Collie Hero

The story and photo below appeared in the Winter 1958 issue of The National Stock Dog Magazine, which was published by E. G. Emanuel under the tagline: “MANY are the Publications for Bench SHOW DOGS — BUT ONLY ONE Devoted to the Live Stock WORKING Breeds.”

“A little 3 year old Brown county, Ill. girl is alive today because a collie named Blaze knew what to do in an emergency.

It happened on the Duane Hecox farm when both father and mother were busy with the chores. Each thought their daughter Laurel Dawn was with the other.

But Dawn, apparently wanting to see the “little piggies” and not realizing the danger, climbed a 4-foot gate into a lot where a sow and her newly-farrowed pigs were kept.

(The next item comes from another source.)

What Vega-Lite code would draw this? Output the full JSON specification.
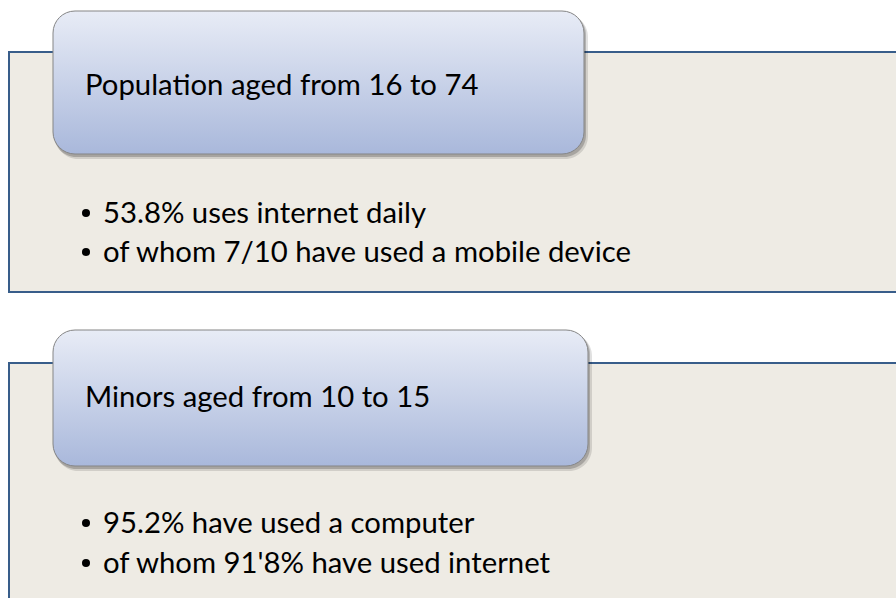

The sow’s anger was matched only by the fury of Blaze who came bounding to the attack the instant he heard Dawn’s screams.

But the sow wasn’t easy to drive off. Again and again, Blaze, transformed from a gentle collie to a furry ball of fury, tore viciously at the sow’s nose and finally drove her away.

Dawn’s injuries indicate that, had it not been for Blaze, the sow would have fatally mauled and bitten the little girl. As it was, Dawn’s shoulder was broken, cheek gashed, a tooth broken off, and she was cut so badly on the hip it required 30 stitches to close the wound.

Blaze’s rescue was all the more remarkable because he had never been able to jump fences or gates of any height. In spite of this handicap due to an injury received as a pup, Blaze did clear a gate close to 4 feet high when he heard Dawn’s terrorized screams.

For the heroic rescue of his little mistress, it is thought that Blaze stands a good chance of being named the “National Dog Hero of Heroes of 1957”.

If he wins this distinction, Blaze and the Hecox family will receive, among other things, an all-expense trip to Chicago for the presentation banquet.

This award is made annually by a large dog-food manufacturer. The winner’s owner will also receive a $1,000 U.S. Savings Bond. Whether he receives the award or not, the Hecox family is sure of one thing — they wouldn’t part with Blaze for any price.”